L'explosion a dévasté une des artères du centre-ville, considéré comme l'une des zones les plus sécurisées de Beyrouth et très fréquenté, en particulier le soir, en cette période de fêtes. Des journalistes de l'AFP ont vu au moins quatre cadavres dans la rue, du sang sur les trottoirs, des voitures calcinées et des immeubles à la devanture dévastée.

'Tout est lié à la Syrie'

Au moment de l'explosion, M. Chatah, 62 ans, ex-ministre des Finances et ancien ambassadeur à Washington, se rendait chez M. Hariri, où devait se tenir une réunion de sa coalition. Il était considéré comme le représentant au Liban de Saad Hariri qui, pour des raisons de sécurité, n'y vit plus depuis 2011.

Il sera enterré dimanche à Beyrouth, dans le même mausolée que Rafic Hariri, le père de Saad, ancien Premier ministre assassiné en 2005.

"J'étais contente qu'il soit ministre.

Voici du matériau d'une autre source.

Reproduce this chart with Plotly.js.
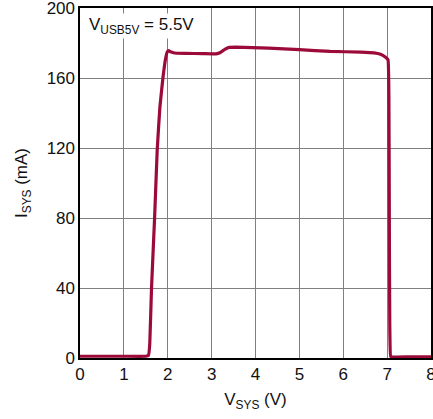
<!DOCTYPE html>
<html>
<head>
<meta charset="utf-8">
<script src="https://cdn.plot.ly/plotly-3.0.1.min.js"></script>
<style>
html,body{margin:0;padding:0;background:#fff;}
#chart{width:433px;height:419px;}
</style>
</head>
<body>
<div id="chart"></div>
<script>
// V_SYS (V)
const vsys = [0, 0.5, 1.0, 1.5, 1.56, 1.59, 1.63, 1.70, 1.76, 1.82, 1.89, 1.95, 1.99, 2.02, 2.08, 2.15, 2.4, 2.8, 3.1, 3.2, 3.3, 3.4, 3.55, 4.3, 5.0, 5.7, 6.4, 6.7, 6.85, 6.95, 7.02, 7.04, 7.05, 7.06, 7.08, 7.12, 7.5, 8.0];
// I_SYS (mA)
const isys = [1, 1, 1, 1, 1.5, 8, 40, 80, 119, 143, 160, 171, 175, 175.6, 174.8, 174.3, 174.1, 173.9, 173.8, 174.6, 176.3, 177.5, 177.6, 177.1, 176.2, 175.2, 174.8, 174.4, 173.6, 172.2, 170.4, 150, 80, 20, 1, 0.6, 0.6, 0.6];

const xTicks = [0,1,2,3,4,5,6,7,8];
const yTicks = [0,40,80,120,160,200];

const font = "'Liberation Sans', Arial, sans-serif";

const trace = {
  x: vsys, y: isys, type: 'scatter', mode: 'lines',
  line: {color: '#9b0a38', width: 3.2, shape: 'spline', smoothing: 0.3},
  hoverinfo: 'skip'
};

const layout = {
  width: 433, height: 419,
  margin: {l: 80, r: 2, t: 8, b: 61},
  paper_bgcolor: '#fff', plot_bgcolor: '#fff',
  showlegend: false,
  font: {family: font, size: 17, color: '#111'},
  xaxis: {
    range: [0, 8], tickvals: xTicks, ticktext: xTicks.map(String),
    showgrid: true, gridcolor: '#808080', gridwidth: 1,
    zeroline: false, showline: true, linecolor: '#000', linewidth: 1.6, mirror: true,
    ticks: '', ticklen: 0, ticklabeloverflow: 'allow',
    tickfont: {family: font, size: 17, color: '#111'},
    title: {text: 'V<sub>SYS</sub> (V)', font: {family: font, size: 17, color: '#111'}, standoff: 10}
  },
  yaxis: {
    range: [0, 200], tickvals: yTicks, ticktext: yTicks.map(String),
    showgrid: true, gridcolor: '#808080', gridwidth: 1,
    zeroline: false, showline: true, linecolor: '#000', linewidth: 1.6, mirror: true,
    ticks: '', ticklen: 0, ticklabeloverflow: 'allow',
    tickfont: {family: font, size: 17, color: '#111'},
    title: {text: 'I<sub>SYS</sub> (mA)', font: {family: font, size: 17, color: '#111'}, standoff: 14}
  },
  annotations: [{
    xref: 'paper', yref: 'paper', x: 0.02, y: 0.985, xanchor: 'left', yanchor: 'top',
    text: 'V<sub>USB5V</sub> = 5.5V', showarrow: false,
    font: {family: font, size: 17, color: '#111'}, bgcolor: '#fff'
  }]
};

Plotly.newPlot('chart', [trace], layout, {staticPlot: true, displayModeBar: false});
</script>
</body>
</html>
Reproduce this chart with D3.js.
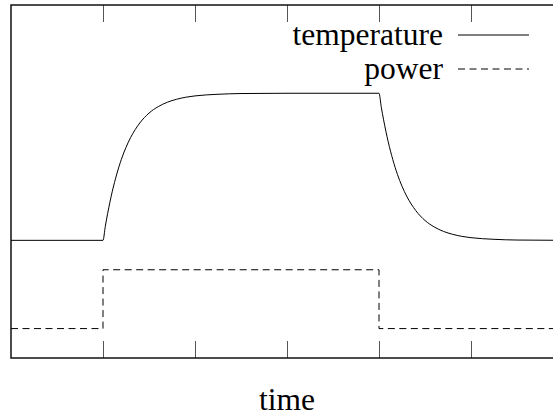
<!DOCTYPE html>
<html>
<head>
<meta charset="utf-8">
<script src="https://cdn.jsdelivr.net/npm/d3@7"></script>
<style>
  body { margin: 0; background: #fff; }
</style>
</head>
<body>
<div id="chart"></div>
<script>
// temperature (0 = idle level, 1 = heated plateau)
const tempTime = [0, 1, 1.025, 1.05, 1.075, 1.1, 1.15, 1.2, 1.25, 1.3, 1.35, 1.4, 1.5, 1.6, 1.7, 1.8, 1.9, 2, 2.25, 2.5, 3, 4,
                  4.025, 4.05, 4.075, 4.1, 4.15, 4.2, 4.25, 4.3, 4.35, 4.4, 4.5, 4.6, 4.7, 4.8, 4.9, 5, 5.25, 5.5, 6]
const tempValue = [0, 0, 0.095, 0.181, 0.259, 0.33, 0.451, 0.551, 0.632, 0.699, 0.753, 0.798, 0.865, 0.909, 0.939, 0.959, 0.973, 0.982, 0.993, 0.998, 1, 1,
                   0.905, 0.819, 0.741, 0.67, 0.549, 0.449, 0.368, 0.301, 0.247, 0.202, 0.135, 0.091, 0.061, 0.041, 0.027, 0.018, 0.007, 0.002, 0]

// power is a step: off, on between t=1 and t=4, off again
const powerTime = [0, 1, 4, 6]
const powerValue = [-0.6, -0.2, -0.6, -0.6]

const xTicks = [1, 2, 3, 4, 5]
const seriesNames = ["temperature", "power"]

const width = 553
const height = 416
const margin = {top: 5, left: 11, bottom: 58}

const svg = d3.select("#chart")
    .append("svg")
    .attr("width", width)
    .attr("height", height)

// plot continues to t=6 just past the right edge of the picture
const x = d3.scaleLinear().domain([0, 6]).range([margin.left, 563])
const y = d3.scaleLinear().domain([-0.8, 1.6]).range([height - margin.bottom, margin.top])

// ticks on top and bottom, pointing inward, no labels
svg.append("g")
    .attr("transform", `translate(0, ${margin.top})`)
    .call(d3.axisBottom(x).tickValues(xTicks).tickSize(17).tickFormat(""))
    .call(g => g.select(".domain").remove())
    .call(g => g.selectAll("line").attr("stroke", "#555"))

svg.append("g")
    .attr("transform", `translate(0, ${height - margin.bottom})`)
    .call(d3.axisTop(x).tickValues(xTicks).tickSize(17).tickFormat(""))
    .call(g => g.select(".domain").remove())
    .call(g => g.selectAll("line").attr("stroke", "#555"))

// frame
svg.append("rect")
    .attr("x", x(0))
    .attr("y", y(1.6))
    .attr("width", x(6) - x(0))
    .attr("height", y(-0.8) - y(1.6))
    .attr("fill", "none")
    .attr("stroke", "#111")
    .style("stroke-width", "1.5px")

const tempLine = d3.line()
    .x((d, i) => x(tempTime[i]))
    .y(d => y(d))
    .curve(d3.curveMonotoneX)

svg.append("path")
    .attr("d", tempLine(tempValue))
    .attr("fill", "none")
    .attr("stroke", "#000")
    .style("stroke-width", "1px")

const powerLine = d3.line()
    .x((d, i) => x(powerTime[i]))
    .y(d => y(d))
    .curve(d3.curveStepAfter)

svg.append("path")
    .attr("d", powerLine(powerValue))
    .attr("fill", "none")
    .attr("stroke", "#000")
    .attr("stroke-dasharray", "7,4.5")
    .style("stroke-width", "1px")

// legend, top right
const legend = svg.append("g")
seriesNames.forEach((name, i) => {
    const ly = 35 + i * 34
    legend.append("text")
        .attr("x", 443)
        .attr("y", ly + 10)
        .attr("text-anchor", "end")
        .attr("font-family", "Liberation Serif")
        .attr("font-size", 31.5)
        .text(name)
    legend.append("line")
        .attr("x1", 458)
        .attr("x2", 529)
        .attr("y1", ly)
        .attr("y2", ly)
        .attr("stroke", "#000")
        .attr("stroke-dasharray", i === 1 ? "7,4.5" : null)
        .style("stroke-width", "1px")
})

svg.append("text")
    .attr("x", x(3))
    .attr("y", 410)
    .attr("text-anchor", "middle")
    .attr("font-family", "Liberation Serif")
    .attr("font-size", 31.5)
    .text("time")
</script>
</body>
</html>
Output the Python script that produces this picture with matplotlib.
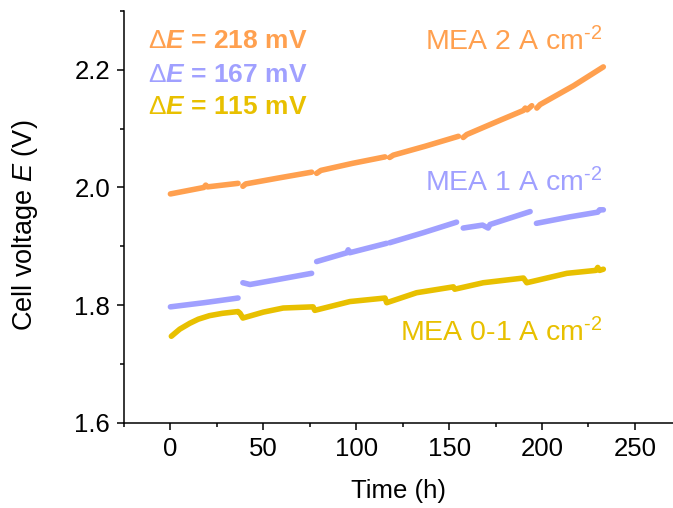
import numpy as np
import matplotlib
matplotlib.use('Agg')
import matplotlib.pyplot as plt
from matplotlib.ticker import MultipleLocator

plt.rcParams['font.family'] = ['Liberation Sans', 'DejaVu Sans']
plt.rcParams['mathtext.fontset'] = 'custom'
plt.rcParams['mathtext.rm'] = 'Liberation Sans'
plt.rcParams['mathtext.it'] = 'Liberation Sans:italic'
plt.rcParams['mathtext.bf'] = 'Liberation Sans:bold'
plt.rcParams['mathtext.bfit'] = 'Liberation Sans:bold:italic'

nan = np.nan

#----------------------------------------
# MEA 2 A cm-2 (gaps between test blocks as nan)
t_2A = [0, 18, 19, 20, 36.4, nan,
        39, 40.5, 58, 76, nan,
        78.7, 81, 98, 115.5, nan,
        118, 120, 137, 155, nan,
        157.6, 159.5, 176.5, 190, 191, 192, 194.5, nan,
        197.2, 199, 217, 233]
v_2A = [1.989, 2.000, 2.004, 2.001, 2.007, nan,
        2.002, 2.006, 2.016, 2.026, nan,
        2.024, 2.029, 2.041, 2.052, nan,
        2.051, 2.055, 2.070, 2.087, nan,
        2.085, 2.090, 2.113, 2.131, 2.135, 2.132, 2.139, nan,
        2.135, 2.141, 2.173, 2.205]

# MEA 1 A cm-2
t_1A = [0, 18, 36.4, nan,
        39, 42.8, 57, 76, nan,
        78.7, 95, 95.7, 96.5, 116.3, nan,
        118, 136, 154, nan,
        157.6, 168, 171, 172, 193.6, nan,
        197, 215, 230, 231, 233]
v_1A = [1.797, 1.804, 1.812, nan,
        1.838, 1.835, 1.843, 1.854, nan,
        1.874, 1.889, 1.894, 1.889, 1.905, nan,
        1.906, 1.923, 1.941, nan,
        1.931, 1.936, 1.931, 1.937, 1.959, nan,
        1.939, 1.950, 1.958, 1.962, 1.962]

# MEA 0-1 A cm-2
t_01A = [0.5, 5, 10.4, 15, 21, 28, 36.4, 37.5, 39, 50, 60.7, 76.8, 77.7,
         96.6, 115.5, 116.4, 132.5, 152.3, 153, 168.4, 190, 191.8, 213.4,
         229, 230, 231, 233]
v_01A = [1.747, 1.759, 1.769, 1.776, 1.782, 1.786, 1.789, 1.786, 1.778,
         1.788, 1.795, 1.797, 1.791, 1.806, 1.812, 1.804, 1.821, 1.831,
         1.827, 1.838, 1.846, 1.838, 1.854, 1.859, 1.864, 1.859, 1.861]

c_2A = '#FFA04F'
c_1A = '#A0A0FF'
c_01A = '#E8C000'

#----------------------------------------
fig = plt.figure(figsize=(6.73, 5.08), dpi=100)
ax = fig.add_axes([0.1842, 0.1679, 0.8158, 0.8104])

for t, v, c in [(t_2A, v_2A, c_2A), (t_1A, v_1A, c_1A), (t_01A, v_01A, c_01A)]:
    ax.plot(t, v, '-', color=c, lw=4, solid_capstyle='round', solid_joinstyle='round')

ax.set_xlim(-25, 270.5)
ax.set_ylim(1.6, 2.3)
ax.xaxis.set_major_locator(MultipleLocator(50))
ax.xaxis.set_minor_locator(MultipleLocator(25))
ax.yaxis.set_major_locator(MultipleLocator(0.2))
ax.yaxis.set_minor_locator(MultipleLocator(0.1))
ax.tick_params(which='major', direction='out', length=5, width=1.1, labelsize=18.5, pad=5)
ax.tick_params(which='minor', direction='out', length=2.8, width=1.1)
ax.spines['top'].set_visible(False)
ax.spines['right'].set_visible(False)
for s in ['left', 'bottom']:
    ax.spines[s].set_linewidth(1.1)

ax.set_xlabel('Time (h)', fontsize=18.5, labelpad=13)
ax.set_ylabel(r'Cell voltage $\mathit{E}$ (V)', fontsize=19.5)
ax.yaxis.set_label_coords(-0.153, 0.48)

ax.text(-12.2, 2.2367, r'$\Delta\mathbfit{E}$ = 218 mV', color=c_2A, fontsize=19, fontweight='bold', va='baseline')
ax.text(-12.2, 2.1799, r'$\Delta\mathbfit{E}$ = 167 mV', color=c_1A, fontsize=19, fontweight='bold', va='baseline')
ax.text(-12.2, 2.1245, r'$\Delta\mathbfit{E}$ = 115 mV', color=c_01A, fontsize=19, fontweight='bold', va='baseline')

ax.text(232.4, 2.2327, 'MEA 2 A cm$^{\u20102}$', color=c_2A, fontsize=20.5, ha='right', va='baseline')
ax.text(232.4, 1.9929, 'MEA 1 A cm$^{\u20102}$', color=c_1A, fontsize=20.5, ha='right', va='baseline')
ax.text(232.4, 1.7378, 'MEA 0-1 A cm$^{\u20102}$', color=c_01A, fontsize=20.5, ha='right', va='baseline')

plt.savefig('out.png', dpi=100)
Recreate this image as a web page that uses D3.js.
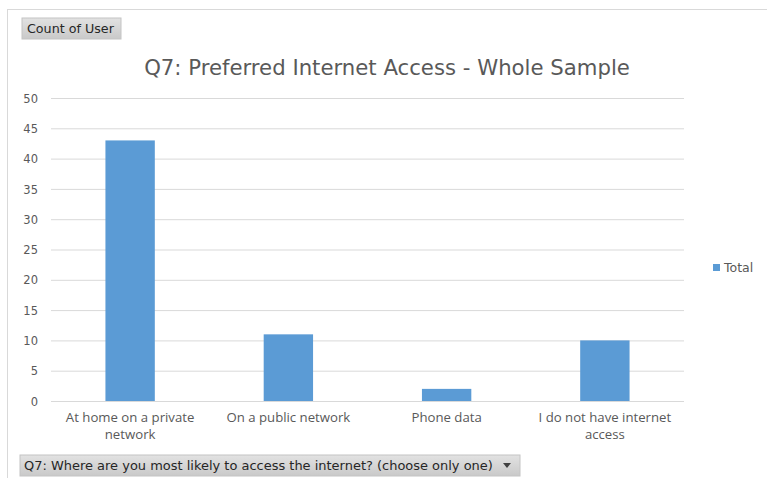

Mais je ne voulais pas qu'il soit un martyr", a déclaré sa femme, en larmes, dans une interview à Future TV. "Si une personne aussi bonne est assassinée, alors il n'y a pas d'avenir pour le Liban", a ajouté son fils.

Dans son dernier tweet, une heure avant sa mort, M. Chatah s'en prenait au Hezbollah, l'accusant de faire le jeu du régime syrien au Liban, sur lequel Damas a exercé une tutelle pendant 30 ans. "Le Hezbollah fait pression pour obtenir des prérogatives en matière de sécurité et de politique étrangères semblables à celles exercés par le régime syrien" pendant la période de tutelle, écrivait-il.

La coalition du 14 mars accuse le mouvement chiite d'utiliser son puissant arsenal comme moyen de pression.

Sur les lieux de l'attentat, des Libanais exprimaient leur lassitude.

"Tout est lié à la Syrie. Il n'y a pas d'avenir. Si je pouvais quitter le pays avec ma femme et mes enfants, je le ferais", a lancé Ziad, 37 ans, qui travaille dans la rue de l'attaque.

Plusieurs attentats ont frappé Beyrouth depuis l'été, visant en majorité des bastions du Hezbollah, dont les hommes combattent les rebelles aux côtés de l'armée du président Bachar al-Assad.

Le 19 novembre, un double attentat suicide revendiqué par un groupe lié à Al-Qaïda avait visé l'ambassade d'Iran, allié de Damas, faisant 25 morts.

Le 23 août, un double attentat à la voiture piégée contre deux mosquées sunnites avait fait 45 morts à Tripoli, grande ville du nord.

"Pour nous, les accusés sont (...) les mêmes qui refusent de comparaître devant le tribunal international", a déclaré M. Hariri, en référence au Tribunal spécial pour le Liban, chargé de juger les responsables de l'assassinat de son père.

Le procès par contumace des responsables présumés de cet assassinat doit débuter le 16 janvier. Selon un proche de M. Chatah, l'attentat est "un message avant le procès qui veut nous dire 'vous voulez la justice? la voici'".